I think MMFR is one of the best-made bad movies ever... (Gaming)

by Kermit @, Raleigh, NC, Wednesday, June 01, 2016, 17:33 (3097 days ago) @ CruelLEGACEY

MMFR deserves all the credit in the world for delivering an aesthetic style, a look, a certain energy, and nailing it out of the park in each and every way. The commitment to perfection across all aspects of the production shows, and it is truly impressive. But I also think it is a completely flat, meaningless, boring story with no characters worth caring about. I still can't wrap my head around the fact that people praise MMFR for its "strong female characters"... there isn't a strong character, male or female, within 100 miles of that movie IMO. It's not overtly sexist, and it drives home a message of equality in the most simplistic way possible, so it does deserve a shred of credit there. But people go on about Furiosa like she's the standard all female characters should now be held up against, when in reality she's as flat and 1-dimensional as everyone else in the movie.

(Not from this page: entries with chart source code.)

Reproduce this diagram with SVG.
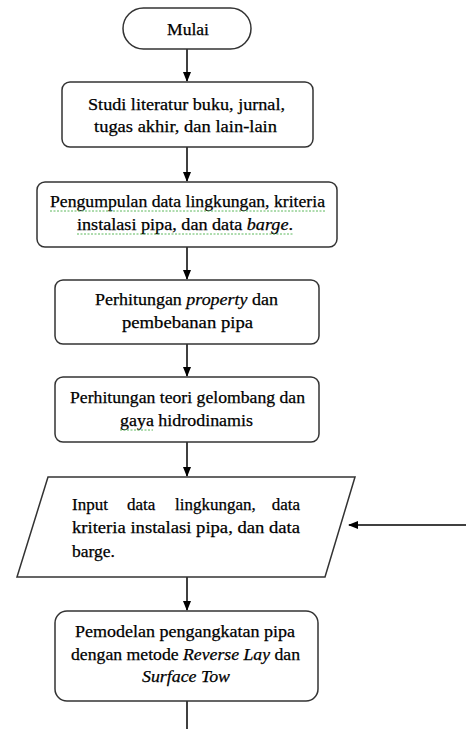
<svg xmlns="http://www.w3.org/2000/svg" width="466" height="729" viewBox="0 0 466 729">
<style>
.n{fill:#fff;stroke:#333;stroke-width:1.5}
.t{font-size:17px;fill:#000;stroke:#000;stroke-width:0.25;text-anchor:middle}
.j{text-anchor:start}
.c{fill:none;stroke:#000;stroke-width:1.5}
.sq{fill:none;stroke:#5cb85c;stroke-width:1;stroke-dasharray:2 1.5}
</style>
<defs>
<marker id="a" markerWidth="10" markerHeight="10" refX="9" refY="5" orient="auto" markerUnits="userSpaceOnUse">
<path d="M0,1 L10,5 L0,9 Z" fill="#000"/>
</marker>
</defs>
<rect width="466" height="729" fill="#fff"/>
<g id="connectors">
<line class="c" x1="187" y1="49" x2="187" y2="81" marker-end="url(#a)"/>
<line class="c" x1="187" y1="147" x2="187" y2="181" marker-end="url(#a)"/>
<line class="c" x1="187" y1="247" x2="187" y2="279" marker-end="url(#a)"/>
<line class="c" x1="187" y1="344" x2="187" y2="376" marker-end="url(#a)"/>
<line class="c" x1="187" y1="442" x2="187" y2="476" marker-end="url(#a)"/>
<line class="c" x1="187" y1="577" x2="187" y2="610" marker-end="url(#a)"/>
<line class="c" x1="187" y1="701" x2="187" y2="729"/>
<line class="c" x1="466" y1="525" x2="349" y2="525" marker-end="url(#a)"/>
</g>
<g font-family="'Liberation Serif', 'DejaVu Serif', serif">
<g id="mulai">
<rect class="n" x="123" y="8" width="128" height="41" rx="20.5"/>
<text class="t" x="188" y="35" textLength="42" lengthAdjust="spacingAndGlyphs">Mulai</text>
</g>
<g id="studi">
<rect class="n" x="62" y="82" width="251" height="65" rx="8"/>
<text class="t" x="186.5" y="110" textLength="197" lengthAdjust="spacingAndGlyphs">Studi literatur buku, jurnal,</text>
<text class="t" x="185.5" y="132" textLength="183" lengthAdjust="spacingAndGlyphs">tugas akhir, dan lain-lain</text>
</g>
<g id="pengumpulan">
<rect class="n" x="37" y="182" width="300" height="65" rx="8"/>
<text class="t" x="187.5" y="207" textLength="275" lengthAdjust="spacingAndGlyphs">Pengumpulan data lingkungan, kriteria</text>
<text class="t" x="185" y="230" textLength="216" lengthAdjust="spacingAndGlyphs">instalasi pipa, dan data <tspan font-style="italic">barge</tspan>.</text>
<path class="sq" d="M50,211 H325 M77,234 H293"/>
</g>
<g id="property">
<rect class="n" x="55" y="280" width="264" height="64" rx="8"/>
<text class="t" x="186.5" y="305" textLength="183" lengthAdjust="spacingAndGlyphs">Perhitungan <tspan font-style="italic">property</tspan> dan</text>
<text class="t" x="187.5" y="328" textLength="131" lengthAdjust="spacingAndGlyphs">pembebanan pipa</text>
</g>
<g id="gelombang">
<rect class="n" x="55" y="377" width="264" height="65" rx="8"/>
<text class="t" x="187.5" y="403" textLength="235" lengthAdjust="spacingAndGlyphs">Perhitungan teori gelombang dan</text>
<text class="t" x="186.5" y="426" textLength="133" lengthAdjust="spacingAndGlyphs">gaya hidrodinamis</text>
<path class="sq" d="M120,430 H153"/>
</g>
<g id="input">
<polygon class="n" points="48,477 355,477 325,577 17,577"/>
<text class="t j" y="510"><tspan x="72">Input</tspan> <tspan x="127">data</tspan> <tspan x="175">lingkungan,</tspan> <tspan x="300" text-anchor="end">data</tspan></text>
<text class="t j" x="72" y="533" textLength="228" lengthAdjust="spacingAndGlyphs">kriteria instalasi pipa, dan data</text>
<text class="t j" x="72" y="557" textLength="43" lengthAdjust="spacingAndGlyphs">barge.</text>
</g>
<g id="pemodelan">
<rect class="n" x="55" y="611" width="263" height="90" rx="12"/>
<text class="t" x="185" y="637" textLength="220" lengthAdjust="spacingAndGlyphs">Pemodelan pengangkatan pipa</text>
<text class="t" x="185.5" y="660" textLength="229" lengthAdjust="spacingAndGlyphs">dengan metode <tspan font-style="italic">Reverse Lay</tspan> dan</text>
<text class="t" x="186" y="682" font-style="italic" textLength="88" lengthAdjust="spacingAndGlyphs">Surface Tow</text>
</g>
</g>
</svg>
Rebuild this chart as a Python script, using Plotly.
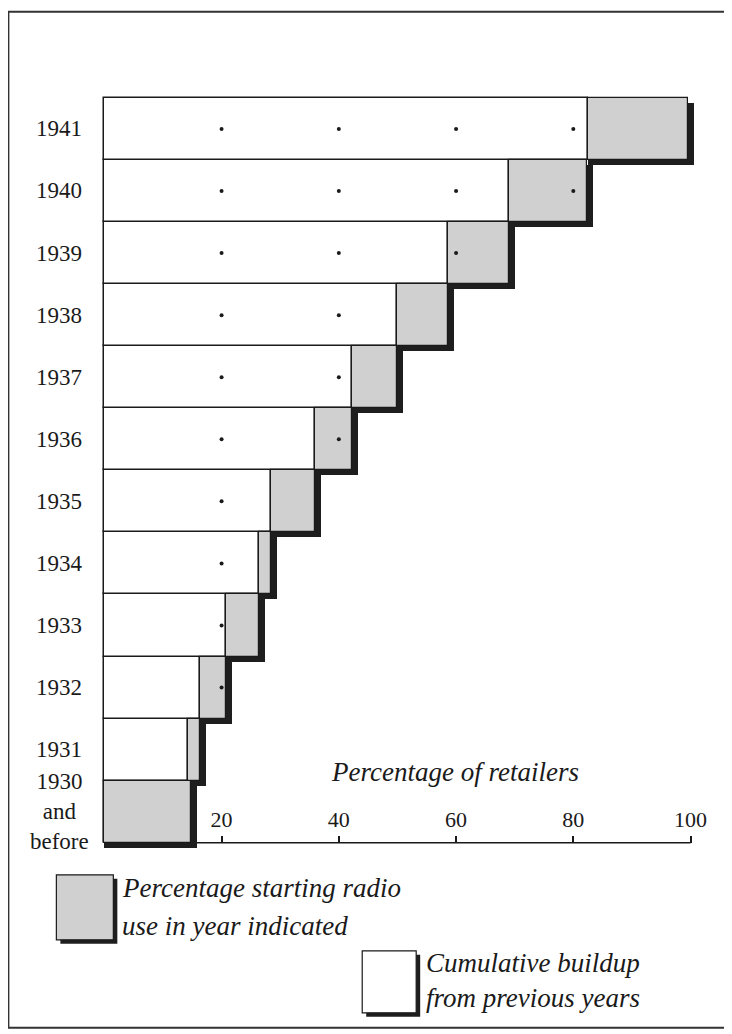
import plotly.graph_objects as go

# years, bottom to top
years = ['1930', '1931', '1932', '1933', '1934', '1935',
         '1936', '1937', '1938', '1939', '1940', '1941']
year_labels = ['1930<br>and<br>before', '1931', '1932', '1933', '1934', '1935',
               '1936', '1937', '1938', '1939', '1940', '1941']
# cumulative share of retailers already using radio before the year (white)
prior = [0, 14.2, 16.3, 20.7, 26.3, 28.5, 35.9, 42.3, 50.0, 58.7, 69.1, 82.5]
# share starting radio use in that year (grey)
new = [14.8, 2.1, 4.4, 5.6, 2.2, 7.4, 6.4, 7.7, 8.7, 10.4, 13.3, 17.0]
grid_ticks = [20, 40, 60, 80]
x_ticks = [20, 40, 60, 80, 100]

# page is shown with the browser's 8px body margin, so work in window pixels
OFF = 8
W, H = 732 - OFF, 1034 - OFF
X0PIX, SCALE = 104, 5.865      # window pixel of x=0, pixels per percent
YTOP, ROW = 98, 62.08          # window pixel of top of 1941 row, row height
XMIN, XMAX = -0.4, 104
YMIN, YMAX = -0.6, 11.53

LEFT = X0PIX + XMIN * SCALE - OFF
RIGHT = W - (X0PIX + XMAX * SCALE - OFF)
TOP = YTOP - (YMAX - 11.5) * ROW - OFF
BOTTOM = H - (YTOP + (11.5 - YMIN) * ROW - OFF)

FONT = 'Liberation Serif'
GREY = '#d0d0d0'
SHADOW = '#1e1e1e'
INK = '#1a1a1a'


def px(x):
    return (x - OFF - LEFT) / (W - LEFT - RIGHT)


def py(y):
    return (H - BOTTOM - (y - OFF)) / (H - TOP - BOTTOM)


shift = 6 / SCALE  # ~6px drop shadow in data units

fig = go.Figure()

fig.add_trace(go.Bar(
    y=years, x=[n + shift for n in new], base=prior, orientation='h',
    width=1, offset=-0.58, marker=dict(color=SHADOW, line=dict(width=0)),
    hoverinfo='skip', showlegend=False,
))
fig.add_trace(go.Bar(
    y=years, x=prior, base=0, orientation='h', width=1,
    marker=dict(color='white', line=dict(color=INK, width=1.5)),
    showlegend=False,
))
fig.add_trace(go.Bar(
    y=years, x=new, base=prior, orientation='h', width=1,
    marker=dict(color=GREY, line=dict(color=INK, width=1.2)),
    showlegend=False,
))

# dotted grid points inside the bars
dot_x, dot_y = [], []
for yr, p, n in zip(years, prior, new):
    for t in grid_ticks:
        if p + n >= t:
            dot_x.append(t)
            dot_y.append(yr)
fig.add_trace(go.Scatter(
    x=dot_x, y=dot_y, mode='markers',
    marker=dict(size=4, color=INK), hoverinfo='skip', showlegend=False,
))

# year labels, centred like the original
for i, lab in enumerate(year_labels):
    fig.add_annotation(
        x=px(59), xref='paper', y=i, yref='y', text=lab, showarrow=False,
        xanchor='center', yanchor='middle', align='center',
        font=dict(family=FONT, size=23, color=INK),
    )

fig.add_annotation(
    x=px(455), y=py(772), xref='paper', yref='paper',
    text='<i>Percentage of retailers</i>', showarrow=False,
    xanchor='center', yanchor='middle',
    font=dict(family=FONT, size=27, color=INK),
)

# axis baseline
fig.add_shape(type='line', x0=0, x1=100, y0=-0.5, y1=-0.5, xref='x', yref='y',
              line=dict(color=INK, width=1.5), layer='below')


# legend keys
def key_box(x0, y0, x1, y1, fill):
    fig.add_shape(type='rect', xref='paper', yref='paper',
                  x0=px(x0 + 4), x1=px(x1 + 4), y0=py(y0 + 4), y1=py(y1 + 4),
                  fillcolor=SHADOW, line=dict(width=0))
    fig.add_shape(type='rect', xref='paper', yref='paper',
                  x0=px(x0), x1=px(x1), y0=py(y0), y1=py(y1),
                  fillcolor=fill, line=dict(color=INK, width=1.2))


key_box(56, 875, 113, 940, GREY)
key_box(362, 951, 416, 1013, 'white')

legend_text = [
    (120, 888, 'Percentage starting radio'),
    (120, 926, 'use in year indicated'),
    (424, 963, 'Cumulative buildup'),
    (424, 998, 'from previous years'),
]
for x, y, t in legend_text:
    fig.add_annotation(
        x=px(x), y=py(y), xref='paper', yref='paper', text=f'<i>{t}</i>',
        showarrow=False, xanchor='left', yanchor='middle',
        font=dict(family=FONT, size=27, color=INK),
    )

# outer frame
fig.add_shape(type='rect', xref='paper', yref='paper',
              x0=px(8), x1=px(728), y0=py(12), y1=py(1028),
              line=dict(color='#333333', width=2))

fig.update_layout(
    width=W, height=H,
    margin=dict(l=LEFT, r=RIGHT, t=TOP, b=BOTTOM, autoexpand=False),
    paper_bgcolor='white', plot_bgcolor='rgba(0,0,0,0)',
    barmode='overlay', bargap=0,
    font=dict(family=FONT, color=INK),
    xaxis=dict(
        range=[XMIN, XMAX], tickvals=x_ticks, ticktext=[str(t) for t in x_ticks],
        ticks='inside', ticklen=7, tickwidth=1.5, tickcolor=INK,
        ticklabelposition='inside', ticklabelstandoff=6,
        tickfont=dict(family=FONT, size=22, color=INK),
        showgrid=False, zeroline=False, showline=False,
        anchor='free', position=0.1 / (YMAX - YMIN),
    ),
    yaxis=dict(
        range=[YMIN, YMAX], type='category', categoryorder='array',
        categoryarray=years, showticklabels=False, showgrid=False,
        zeroline=False, showline=False, ticks='',
    ),
)

fig.write_html('out.html')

*spoilers from here on out*

The film relies on nothing but the most obvious manipulative tactics to try and make us care about any of the characters. They don't do anything to make us care about any of the women trying to escape, but they're all beautiful and being held captive by people who look like monsters, so that's all the development we need there, right? And then they go ahead and kill the pregnant one(who we don't care about aside from the fact that she's pregnant) just to make sure we really hate the bad guy, but again, he looks like a monster so we already know we're supposed to hate him.

There's also the skinny dude who flips sides more times than I can count, for no apparent reason beyond the fact that he finds one of the pretty girls pretty. And then Furiosa, THE STRONGEST FEMALE CHARACTER OF ALL TIME, gets her 1 and only moment to show any strength of character since the start of the film, but instead she gives up and decides to lead the other women to their deaths out in the desert until Max talks her out of it.

It makes my brain hurt lol

This is so weird. I'M the guy who complains about the lack of character development and cartoon characterizations in action movies. I got exactly what I wanted from MMFR. Allusions to the main characters' past, telling details about the principals, and a sense that this world had its own logic that was completely different than my own. I saw enough of the iceberg is another way of putting it. To tell more in a movie so devoted to dramatically showing would have been out of place. I didn't know a lot of explicit details about the characters' history, but I had no doubt that George Miller had notebooks (or hard drives) in his house full of that history. You could tell. His vision of the world sold it and the characters in it. There's an analogy to practical effects here.